Zur erweiterten Grundstückskürzung

Dient der Grundbesitz allerdings ganz oder zum Teil dem Gewerbebetrieb eines Gesellschafters oder Genossen, ist die Inanspruchnahme der erweiterten Grundstückskürzung nach dem Gesetzeswortlaut ausgeschlossen. Dabei ist in der Praxis das Tatbestandsmerkmal des „einem Gesellschafter dienen“ äußerst streitanfällig, wie auch das BFH-Urteil vom 29.06.2022, Az. III R 19/21, zeigt.

Im Streitfall vermietete eine Genossenschaft mit insgesamt etwa 6.000 Mitgliedern ausschließlich eigenen Grundbesitz, und zwar in Form von Wohnungen sowie gewerblich genutzten Flächen. Ein gewerblicher Mieter betrieb darin ein Einzelhandelsgeschäft, dessen Gewinne unter dem gewerbesteuerlichen Freibetrag i.H.v. EUR 24.500 lagen. Um auch eine Wohnung anmieten zu können, erwarb jener Mieter einen Genossenschaftsanteil, der sich auf etwa 0,02 % belief; daneben gab es keine weiteren gewerblichen Mieter, die als Genossen beteiligt waren. Das Finanzamt versagte im Anschluss an eine Außenprüfung die von der Genossenschaft beantragte erweiterte Grundstückskürzung, da deren Grundbesitz mithin auch dem Gewerbebetrieb eines Genossen gedient habe.
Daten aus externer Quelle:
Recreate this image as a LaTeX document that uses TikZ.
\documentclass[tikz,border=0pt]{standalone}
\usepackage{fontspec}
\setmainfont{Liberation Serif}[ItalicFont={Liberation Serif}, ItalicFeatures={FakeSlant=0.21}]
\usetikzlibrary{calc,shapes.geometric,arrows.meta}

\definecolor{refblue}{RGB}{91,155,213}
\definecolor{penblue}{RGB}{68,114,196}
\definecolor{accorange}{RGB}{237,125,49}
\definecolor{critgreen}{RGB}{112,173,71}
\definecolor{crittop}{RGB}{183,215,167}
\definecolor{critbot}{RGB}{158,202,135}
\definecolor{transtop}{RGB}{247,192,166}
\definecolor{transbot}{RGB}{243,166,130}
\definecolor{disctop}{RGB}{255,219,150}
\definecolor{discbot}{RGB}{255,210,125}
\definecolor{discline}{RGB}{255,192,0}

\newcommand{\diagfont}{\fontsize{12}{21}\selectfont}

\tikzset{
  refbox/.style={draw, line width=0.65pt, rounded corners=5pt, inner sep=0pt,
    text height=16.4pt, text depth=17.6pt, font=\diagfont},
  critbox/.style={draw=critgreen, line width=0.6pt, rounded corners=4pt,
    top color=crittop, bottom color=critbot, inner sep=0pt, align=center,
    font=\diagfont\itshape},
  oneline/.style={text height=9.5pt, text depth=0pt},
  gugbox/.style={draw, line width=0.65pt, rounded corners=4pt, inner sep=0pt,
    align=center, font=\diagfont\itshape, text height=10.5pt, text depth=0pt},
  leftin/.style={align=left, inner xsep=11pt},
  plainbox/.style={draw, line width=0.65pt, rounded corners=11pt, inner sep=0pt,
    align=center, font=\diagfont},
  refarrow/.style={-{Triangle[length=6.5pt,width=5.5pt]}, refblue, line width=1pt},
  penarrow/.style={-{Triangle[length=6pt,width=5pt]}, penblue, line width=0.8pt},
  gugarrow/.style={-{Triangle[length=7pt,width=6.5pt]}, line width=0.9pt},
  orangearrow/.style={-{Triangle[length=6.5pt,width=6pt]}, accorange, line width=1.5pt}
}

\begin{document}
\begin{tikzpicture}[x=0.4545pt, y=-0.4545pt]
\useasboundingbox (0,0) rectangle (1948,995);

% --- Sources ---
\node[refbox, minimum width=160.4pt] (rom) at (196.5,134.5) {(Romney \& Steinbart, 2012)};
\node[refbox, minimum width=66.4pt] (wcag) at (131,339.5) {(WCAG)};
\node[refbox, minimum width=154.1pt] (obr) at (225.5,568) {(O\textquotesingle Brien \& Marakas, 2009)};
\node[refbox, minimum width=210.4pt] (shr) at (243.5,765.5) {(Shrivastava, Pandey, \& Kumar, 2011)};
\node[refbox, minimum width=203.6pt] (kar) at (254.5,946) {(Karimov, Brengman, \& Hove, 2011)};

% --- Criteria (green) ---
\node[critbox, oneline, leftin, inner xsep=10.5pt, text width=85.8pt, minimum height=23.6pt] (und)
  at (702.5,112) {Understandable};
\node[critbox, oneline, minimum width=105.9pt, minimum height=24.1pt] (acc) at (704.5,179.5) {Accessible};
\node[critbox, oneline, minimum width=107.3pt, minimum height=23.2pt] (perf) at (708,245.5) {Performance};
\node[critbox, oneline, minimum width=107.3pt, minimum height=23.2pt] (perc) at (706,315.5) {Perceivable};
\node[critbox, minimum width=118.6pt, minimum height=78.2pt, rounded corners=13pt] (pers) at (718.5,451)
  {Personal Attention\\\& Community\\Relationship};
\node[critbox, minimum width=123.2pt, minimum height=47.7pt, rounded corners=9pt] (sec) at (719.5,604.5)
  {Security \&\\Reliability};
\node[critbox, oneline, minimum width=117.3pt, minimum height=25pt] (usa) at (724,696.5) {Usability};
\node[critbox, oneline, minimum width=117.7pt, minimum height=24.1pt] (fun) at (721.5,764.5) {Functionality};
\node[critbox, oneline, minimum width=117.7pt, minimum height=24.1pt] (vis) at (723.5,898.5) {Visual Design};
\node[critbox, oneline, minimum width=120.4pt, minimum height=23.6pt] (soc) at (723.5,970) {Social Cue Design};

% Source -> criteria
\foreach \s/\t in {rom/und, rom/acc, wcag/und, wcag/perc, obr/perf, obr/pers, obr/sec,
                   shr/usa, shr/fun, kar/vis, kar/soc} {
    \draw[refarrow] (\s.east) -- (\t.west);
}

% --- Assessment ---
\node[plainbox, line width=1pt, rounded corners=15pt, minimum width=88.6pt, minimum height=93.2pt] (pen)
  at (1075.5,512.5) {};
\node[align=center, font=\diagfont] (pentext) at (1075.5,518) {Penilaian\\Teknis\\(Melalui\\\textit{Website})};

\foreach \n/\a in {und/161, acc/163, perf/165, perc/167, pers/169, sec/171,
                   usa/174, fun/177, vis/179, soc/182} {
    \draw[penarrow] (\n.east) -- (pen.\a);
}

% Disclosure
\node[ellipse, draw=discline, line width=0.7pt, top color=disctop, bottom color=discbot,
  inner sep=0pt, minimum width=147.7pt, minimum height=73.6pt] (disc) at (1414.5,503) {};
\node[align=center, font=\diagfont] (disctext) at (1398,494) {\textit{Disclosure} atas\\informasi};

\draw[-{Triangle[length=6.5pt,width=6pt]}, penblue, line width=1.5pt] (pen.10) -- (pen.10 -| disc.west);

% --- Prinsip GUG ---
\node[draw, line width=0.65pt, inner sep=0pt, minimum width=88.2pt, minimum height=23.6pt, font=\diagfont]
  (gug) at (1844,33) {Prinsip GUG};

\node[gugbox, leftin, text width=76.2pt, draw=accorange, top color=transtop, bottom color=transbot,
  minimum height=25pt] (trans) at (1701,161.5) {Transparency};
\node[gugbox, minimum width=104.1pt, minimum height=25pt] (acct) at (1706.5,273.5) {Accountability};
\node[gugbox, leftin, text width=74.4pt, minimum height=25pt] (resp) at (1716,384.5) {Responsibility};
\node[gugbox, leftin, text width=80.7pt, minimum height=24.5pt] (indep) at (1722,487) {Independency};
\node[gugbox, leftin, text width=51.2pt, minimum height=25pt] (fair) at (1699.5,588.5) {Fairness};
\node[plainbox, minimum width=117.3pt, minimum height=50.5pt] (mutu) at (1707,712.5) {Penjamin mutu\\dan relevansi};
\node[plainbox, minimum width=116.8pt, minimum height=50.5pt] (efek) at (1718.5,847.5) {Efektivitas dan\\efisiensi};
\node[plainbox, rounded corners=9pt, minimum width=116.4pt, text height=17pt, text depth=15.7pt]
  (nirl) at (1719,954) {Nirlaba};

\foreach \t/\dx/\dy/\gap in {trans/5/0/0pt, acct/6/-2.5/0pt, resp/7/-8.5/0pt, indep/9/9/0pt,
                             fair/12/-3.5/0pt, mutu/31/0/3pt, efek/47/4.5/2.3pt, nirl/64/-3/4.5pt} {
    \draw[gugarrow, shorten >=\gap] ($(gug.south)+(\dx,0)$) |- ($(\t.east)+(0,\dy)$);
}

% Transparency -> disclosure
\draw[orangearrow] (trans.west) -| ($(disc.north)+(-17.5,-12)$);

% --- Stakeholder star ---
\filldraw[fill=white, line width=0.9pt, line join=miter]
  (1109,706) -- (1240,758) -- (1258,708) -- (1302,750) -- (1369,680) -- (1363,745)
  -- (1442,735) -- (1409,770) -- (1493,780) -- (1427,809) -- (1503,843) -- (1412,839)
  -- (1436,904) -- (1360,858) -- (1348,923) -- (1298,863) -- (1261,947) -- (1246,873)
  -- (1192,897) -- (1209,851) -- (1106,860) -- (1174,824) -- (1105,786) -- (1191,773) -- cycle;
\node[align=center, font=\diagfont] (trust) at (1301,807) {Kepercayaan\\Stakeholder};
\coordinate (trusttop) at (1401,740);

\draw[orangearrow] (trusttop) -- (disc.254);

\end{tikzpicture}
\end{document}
Der BFH sah dies letztlich genauso.

Auch wenn der Genossenschaftsanteil des den Wohnraum anmietenden Mieters/Genossen mit in etwa 0,02 % äußerst geringfügig war, entfällt über die parallele Anmietung der gewerblich genutzten Fläche – hierin liegt das schädliche Dienen - die von der Genossenschaft begehrte erweiterte Grundstückskürzung. Nach Auffassung des BFH ist es ohne Bedeutung, in welchem Umfang der Gesellschafter oder Genosse an dem Grundstücksunternehmen beteiligt ist; auch ein sog. Zwerganteil erfüllt den Ausschlusstatbestand. Denn eine Geringfügigkeitsgrenze besteht - aufgrund der Formulierung im Gesetzeswortlaut („wenn“ und nicht „soweit“) - nicht und ist auch nicht nach dem verfassungsrechtlich gewährleisteten Verhältnismäßigkeitsgrundsatz geboten. Irrelevant ist zudem, dass die Genossenschaft nur einen äußerst geringen Teil ihres Grundbesitzes „schädlich“ vermietete.
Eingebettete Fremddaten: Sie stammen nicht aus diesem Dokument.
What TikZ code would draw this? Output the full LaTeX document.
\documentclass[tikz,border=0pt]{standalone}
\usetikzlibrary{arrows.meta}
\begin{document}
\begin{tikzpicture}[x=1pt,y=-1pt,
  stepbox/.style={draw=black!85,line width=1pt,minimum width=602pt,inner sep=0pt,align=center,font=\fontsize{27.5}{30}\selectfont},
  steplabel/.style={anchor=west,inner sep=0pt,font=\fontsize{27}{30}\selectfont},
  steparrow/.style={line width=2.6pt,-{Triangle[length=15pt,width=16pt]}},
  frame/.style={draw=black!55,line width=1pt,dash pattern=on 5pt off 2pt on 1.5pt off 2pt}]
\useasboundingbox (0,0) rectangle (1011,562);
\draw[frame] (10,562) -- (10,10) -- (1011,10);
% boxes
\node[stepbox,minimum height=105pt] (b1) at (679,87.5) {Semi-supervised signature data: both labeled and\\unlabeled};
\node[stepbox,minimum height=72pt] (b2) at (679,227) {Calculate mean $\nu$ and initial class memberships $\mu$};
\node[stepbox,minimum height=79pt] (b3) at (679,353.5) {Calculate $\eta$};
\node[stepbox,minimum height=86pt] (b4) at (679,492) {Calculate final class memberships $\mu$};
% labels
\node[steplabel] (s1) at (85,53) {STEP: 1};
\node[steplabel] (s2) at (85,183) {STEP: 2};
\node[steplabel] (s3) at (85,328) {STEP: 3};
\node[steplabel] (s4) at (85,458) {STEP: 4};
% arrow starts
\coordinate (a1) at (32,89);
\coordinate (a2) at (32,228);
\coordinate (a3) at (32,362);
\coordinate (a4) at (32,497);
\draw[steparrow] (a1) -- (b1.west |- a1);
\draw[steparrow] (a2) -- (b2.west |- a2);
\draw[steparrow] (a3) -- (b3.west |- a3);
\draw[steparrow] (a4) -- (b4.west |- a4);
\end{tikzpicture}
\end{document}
Ebenso ist unmaßgeblich, dass der Mieter/Genosse im Streitfall mit seiner gewerblichen Betätigung aufgrund der Freibetragsregelung keiner Gewerbesteuerlast unterlag. Dies wäre anders zu beurteilen gewesen, wenn das überlassene Grundstück einem von der Gewerbesteuer generell befreiten Gewerbebetrieb eines Gesellschafters oder Genossen gedient hätte. Der BFH erachtet letztgenannte Konstellation aber nicht auf den Streitfall für übertragbar. Denn anderenfalls würde der Grundbesitz dann infolge zufällig schwankender Gewinne des mietenden Unternehmens bei ansonsten gleichbleibenden Verhältnissen in einigen Jahren dem Gewerbebetrieb eines Gesellschafters oder Genossen dienen, in anderen aber nicht.

Hinweis:

Das erstinstanzliche Finanzgericht hatte zugunsten der Genossenschaft entschieden. Der BFH hingegen legt an das Tatbestandsmerkmal des „einem Gesellschafter dienen“ äußerst enge Maßstäbe und sieht den Gesetzgeber in der Verantwortung, derartig unbillig erscheinende Ergebnisse bspw. über die Implementierung einer Nichtaufgriffsgrenze für Geringfügigkeitsfälle zu verhindern. Eine entsprechende Gesetzesänderung ist derzeit allerdings noch völlig offen.